Direction: Exactly as written, retype the listing below, omitting the pictures.

-- start of Raw data --

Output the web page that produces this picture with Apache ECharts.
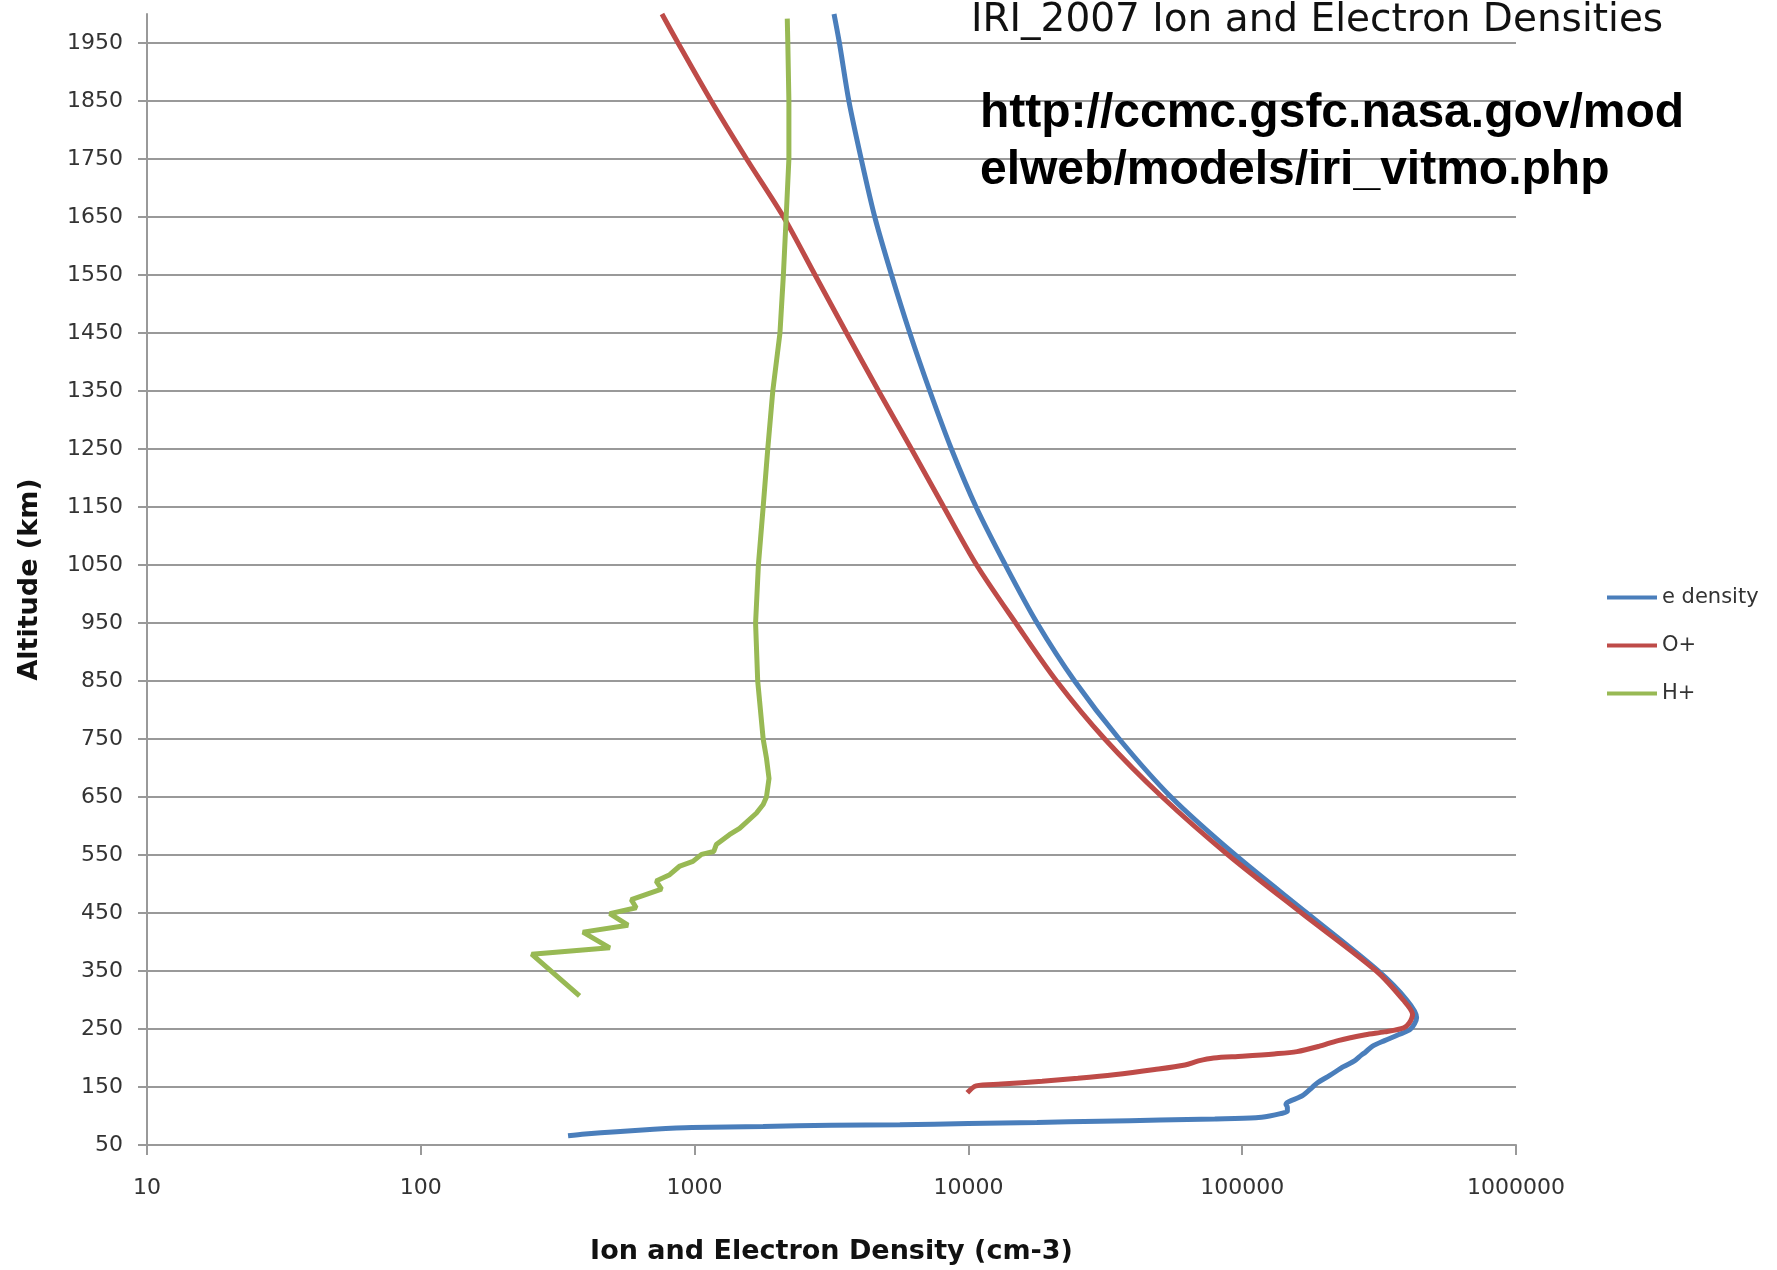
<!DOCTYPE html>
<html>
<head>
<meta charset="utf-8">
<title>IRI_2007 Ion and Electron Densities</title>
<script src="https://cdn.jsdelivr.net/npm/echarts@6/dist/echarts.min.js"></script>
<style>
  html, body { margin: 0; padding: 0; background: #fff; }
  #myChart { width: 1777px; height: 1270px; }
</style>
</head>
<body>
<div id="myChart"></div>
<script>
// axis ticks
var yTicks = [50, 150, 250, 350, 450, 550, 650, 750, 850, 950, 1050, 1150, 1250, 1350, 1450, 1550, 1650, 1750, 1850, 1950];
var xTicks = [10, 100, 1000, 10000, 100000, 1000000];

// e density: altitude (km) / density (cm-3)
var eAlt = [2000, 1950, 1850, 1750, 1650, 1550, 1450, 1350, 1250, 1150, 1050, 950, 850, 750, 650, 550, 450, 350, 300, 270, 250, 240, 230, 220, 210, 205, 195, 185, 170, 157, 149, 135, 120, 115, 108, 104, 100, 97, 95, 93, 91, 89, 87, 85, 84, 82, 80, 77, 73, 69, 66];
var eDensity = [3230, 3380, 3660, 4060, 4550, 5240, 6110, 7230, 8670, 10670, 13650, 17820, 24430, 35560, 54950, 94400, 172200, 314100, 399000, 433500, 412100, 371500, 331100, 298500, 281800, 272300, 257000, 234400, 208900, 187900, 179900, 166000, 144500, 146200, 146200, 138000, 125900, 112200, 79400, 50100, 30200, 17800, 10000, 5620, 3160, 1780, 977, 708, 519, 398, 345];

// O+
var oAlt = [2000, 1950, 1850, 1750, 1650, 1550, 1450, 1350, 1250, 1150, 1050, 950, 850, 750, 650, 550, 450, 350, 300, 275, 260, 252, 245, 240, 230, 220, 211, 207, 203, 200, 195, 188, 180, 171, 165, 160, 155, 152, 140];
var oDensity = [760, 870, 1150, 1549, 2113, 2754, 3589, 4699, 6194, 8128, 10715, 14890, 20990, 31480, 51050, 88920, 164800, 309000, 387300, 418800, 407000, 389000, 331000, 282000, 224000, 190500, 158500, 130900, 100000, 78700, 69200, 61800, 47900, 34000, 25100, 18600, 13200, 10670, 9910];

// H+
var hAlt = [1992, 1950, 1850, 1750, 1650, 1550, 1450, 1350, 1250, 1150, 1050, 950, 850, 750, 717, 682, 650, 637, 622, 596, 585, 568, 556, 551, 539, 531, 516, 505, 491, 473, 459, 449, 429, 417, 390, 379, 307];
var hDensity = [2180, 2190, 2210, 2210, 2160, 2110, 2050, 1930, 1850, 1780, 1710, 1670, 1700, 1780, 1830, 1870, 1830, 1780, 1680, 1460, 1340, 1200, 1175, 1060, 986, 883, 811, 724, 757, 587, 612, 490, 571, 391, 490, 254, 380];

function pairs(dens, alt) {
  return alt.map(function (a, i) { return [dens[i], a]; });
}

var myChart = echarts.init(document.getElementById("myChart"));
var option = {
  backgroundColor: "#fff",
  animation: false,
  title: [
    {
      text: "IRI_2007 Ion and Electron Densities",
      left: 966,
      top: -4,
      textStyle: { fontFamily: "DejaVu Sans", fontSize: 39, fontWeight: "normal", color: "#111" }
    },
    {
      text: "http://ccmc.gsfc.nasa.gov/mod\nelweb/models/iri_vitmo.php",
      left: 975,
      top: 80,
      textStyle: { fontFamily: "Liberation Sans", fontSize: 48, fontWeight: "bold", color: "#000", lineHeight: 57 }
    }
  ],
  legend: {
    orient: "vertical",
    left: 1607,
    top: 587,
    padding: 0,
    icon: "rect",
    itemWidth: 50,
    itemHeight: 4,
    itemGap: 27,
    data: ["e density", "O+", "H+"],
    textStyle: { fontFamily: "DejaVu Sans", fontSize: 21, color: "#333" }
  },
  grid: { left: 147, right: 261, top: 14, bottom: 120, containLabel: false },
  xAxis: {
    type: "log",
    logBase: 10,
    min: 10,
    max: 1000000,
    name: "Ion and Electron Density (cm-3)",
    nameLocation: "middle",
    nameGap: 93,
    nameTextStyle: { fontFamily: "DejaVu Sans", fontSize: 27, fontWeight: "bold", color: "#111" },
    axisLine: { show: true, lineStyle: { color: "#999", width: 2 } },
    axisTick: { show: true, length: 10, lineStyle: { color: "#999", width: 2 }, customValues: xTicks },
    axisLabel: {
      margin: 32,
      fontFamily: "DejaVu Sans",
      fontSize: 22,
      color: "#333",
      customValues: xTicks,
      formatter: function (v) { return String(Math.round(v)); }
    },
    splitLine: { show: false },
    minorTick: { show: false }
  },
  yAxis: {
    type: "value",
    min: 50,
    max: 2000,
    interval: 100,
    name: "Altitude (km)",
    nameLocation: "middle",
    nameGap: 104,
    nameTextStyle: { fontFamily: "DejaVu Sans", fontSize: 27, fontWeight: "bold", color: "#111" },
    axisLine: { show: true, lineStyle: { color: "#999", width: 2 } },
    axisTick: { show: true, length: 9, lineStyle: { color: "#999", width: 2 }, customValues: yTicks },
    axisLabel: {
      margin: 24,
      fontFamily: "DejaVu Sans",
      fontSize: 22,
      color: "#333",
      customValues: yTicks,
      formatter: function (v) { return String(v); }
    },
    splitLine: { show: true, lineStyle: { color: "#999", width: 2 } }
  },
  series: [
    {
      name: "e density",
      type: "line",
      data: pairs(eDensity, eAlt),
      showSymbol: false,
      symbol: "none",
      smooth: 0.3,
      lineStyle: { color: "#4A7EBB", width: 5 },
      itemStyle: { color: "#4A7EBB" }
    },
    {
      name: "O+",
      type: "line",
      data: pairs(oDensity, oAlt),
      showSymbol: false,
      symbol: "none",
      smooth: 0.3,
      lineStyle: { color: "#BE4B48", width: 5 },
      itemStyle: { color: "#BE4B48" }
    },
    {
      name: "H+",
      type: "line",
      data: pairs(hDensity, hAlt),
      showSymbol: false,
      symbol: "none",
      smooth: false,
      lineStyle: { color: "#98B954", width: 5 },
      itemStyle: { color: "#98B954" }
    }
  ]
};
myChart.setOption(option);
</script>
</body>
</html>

-- end of Raw data --

The reply:
Output the web page that produces this picture with Apache ECharts.
<!DOCTYPE html>
<html>
<head>
<meta charset="utf-8">
<title>IRI_2007 Ion and Electron Densities</title>
<script src="https://cdn.jsdelivr.net/npm/echarts@6/dist/echarts.min.js"></script>
<style>
  html, body { margin: 0; padding: 0; background: #fff; }
  #myChart { width: 1777px; height: 1270px; }
</style>
</head>
<body>
<div id="myChart"></div>
<script>
// axis ticks
var yTicks = [50, 150, 250, 350, 450, 550, 650, 750, 850, 950, 1050, 1150, 1250, 1350, 1450, 1550, 1650, 1750, 1850, 1950];
var xTicks = [10, 100, 1000, 10000, 100000, 1000000];

// e density: altitude (km) / density (cm-3)
var eAlt = [2000, 1950, 1850, 1750, 1650, 1550, 1450, 1350, 1250, 1150, 1050, 950, 850, 750, 650, 550, 450, 350, 300, 270, 250, 240, 230, 220, 210, 205, 195, 185, 170, 157, 149, 135, 120, 115, 108, 104, 100, 97, 95, 93, 91, 89, 87, 85, 84, 82, 80, 77, 73, 69, 66];
var eDensity = [3230, 3380, 3660, 4060, 4550, 5240, 6110, 7230, 8670, 10670, 13650, 17820, 24430, 35560, 54950, 94400, 172200, 314100, 399000, 433500, 412100, 371500, 331100, 298500, 281800, 272300, 257000, 234400, 208900, 187900, 179900, 166000, 144500, 146200, 146200, 138000, 125900, 112200, 79400, 50100, 30200, 17800, 10000, 5620, 3160, 1780, 977, 708, 519, 398, 345];

// O+
var oAlt = [2000, 1950, 1850, 1750, 1650, 1550, 1450, 1350, 1250, 1150, 1050, 950, 850, 750, 650, 550, 450, 350, 300, 275, 260, 252, 245, 240, 230, 220, 211, 207, 203, 200, 195, 188, 180, 171, 165, 160, 155, 152, 140];
var oDensity = [760, 870, 1150, 1549, 2113, 2754, 3589, 4699, 6194, 8128, 10715, 14890, 20990, 31480, 51050, 88920, 164800, 309000, 387300, 418800, 407000, 389000, 331000, 282000, 224000, 190500, 158500, 130900, 100000, 78700, 69200, 61800, 47900, 34000, 25100, 18600, 13200, 10670, 9910];

// H+
var hAlt = [1992, 1950, 1850, 1750, 1650, 1550, 1450, 1350, 1250, 1150, 1050, 950, 850, 750, 717, 682, 650, 637, 622, 596, 585, 568, 556, 551, 539, 531, 516, 505, 491, 473, 459, 449, 429, 417, 390, 379, 307];
var hDensity = [2180, 2190, 2210, 2210, 2160, 2110, 2050, 1930, 1850, 1780, 1710, 1670, 1700, 1780, 1830, 1870, 1830, 1780, 1680, 1460, 1340, 1200, 1175, 1060, 986, 883, 811, 724, 757, 587, 612, 490, 571, 391, 490, 254, 380];

function pairs(dens, alt) {
  return alt.map(function (a, i) { return [dens[i], a]; });
}

var myChart = echarts.init(document.getElementById("myChart"));
var option = {
  backgroundColor: "#fff",
  animation: false,
  title: [
    {
      text: "IRI_2007 Ion and Electron Densities",
      left: 966,
      top: -4,
      textStyle: { fontFamily: "DejaVu Sans", fontSize: 39, fontWeight: "normal", color: "#111" }
    },
    {
      text: "http://ccmc.gsfc.nasa.gov/mod\nelweb/models/iri_vitmo.php",
      left: 975,
      top: 80,
      textStyle: { fontFamily: "Liberation Sans", fontSize: 48, fontWeight: "bold", color: "#000", lineHeight: 57 }
    }
  ],
  legend: {
    orient: "vertical",
    left: 1607,
    top: 587,
    padding: 0,
    icon: "rect",
    itemWidth: 50,
    itemHeight: 4,
    itemGap: 27,
    data: ["e density", "O+", "H+"],
    textStyle: { fontFamily: "DejaVu Sans", fontSize: 21, color: "#333" }
  },
  grid: { left: 147, right: 261, top: 14, bottom: 120, containLabel: false },
  xAxis: {
    type: "log",
    logBase: 10,
    min: 10,
    max: 1000000,
    name: "Ion and Electron Density (cm-3)",
    nameLocation: "middle",
    nameGap: 93,
    nameTextStyle: { fontFamily: "DejaVu Sans", fontSize: 27, fontWeight: "bold", color: "#111" },
    axisLine: { show: true, lineStyle: { color: "#999", width: 2 } },
    axisTick: { show: true, length: 10, lineStyle: { color: "#999", width: 2 }, customValues: xTicks },
    axisLabel: {
      margin: 32,
      fontFamily: "DejaVu Sans",
      fontSize: 22,
      color: "#333",
      customValues: xTicks,
      formatter: function (v) { return String(Math.round(v)); }
    },
    splitLine: { show: false },
    minorTick: { show: false }
  },
  yAxis: {
    type: "value",
    min: 50,
    max: 2000,
    interval: 100,
    name: "Altitude (km)",
    nameLocation: "middle",
    nameGap: 104,
    nameTextStyle: { fontFamily: "DejaVu Sans", fontSize: 27, fontWeight: "bold", color: "#111" },
    axisLine: { show: true, lineStyle: { color: "#999", width: 2 } },
    axisTick: { show: true, length: 9, lineStyle: { color: "#999", width: 2 }, customValues: yTicks },
    axisLabel: {
      margin: 24,
      fontFamily: "DejaVu Sans",
      fontSize: 22,
      color: "#333",
      customValues: yTicks,
      formatter: function (v) { return String(v); }
    },
    splitLine: { show: true, lineStyle: { color: "#999", width: 2 } }
  },
  series: [
    {
      name: "e density",
      type: "line",
      data: pairs(eDensity, eAlt),
      showSymbol: false,
      symbol: "none",
      smooth: 0.3,
      lineStyle: { color: "#4A7EBB", width: 5 },
      itemStyle: { color: "#4A7EBB" }
    },
    {
      name: "O+",
      type: "line",
      data: pairs(oDensity, oAlt),
      showSymbol: false,
      symbol: "none",
      smooth: 0.3,
      lineStyle: { color: "#BE4B48", width: 5 },
      itemStyle: { color: "#BE4B48" }
    },
    {
      name: "H+",
      type: "line",
      data: pairs(hDensity, hAlt),
      showSymbol: false,
      symbol: "none",
      smooth: false,
      lineStyle: { color: "#98B954", width: 5 },
      itemStyle: { color: "#98B954" }
    }
  ]
};
myChart.setOption(option);
</script>
</body>
</html>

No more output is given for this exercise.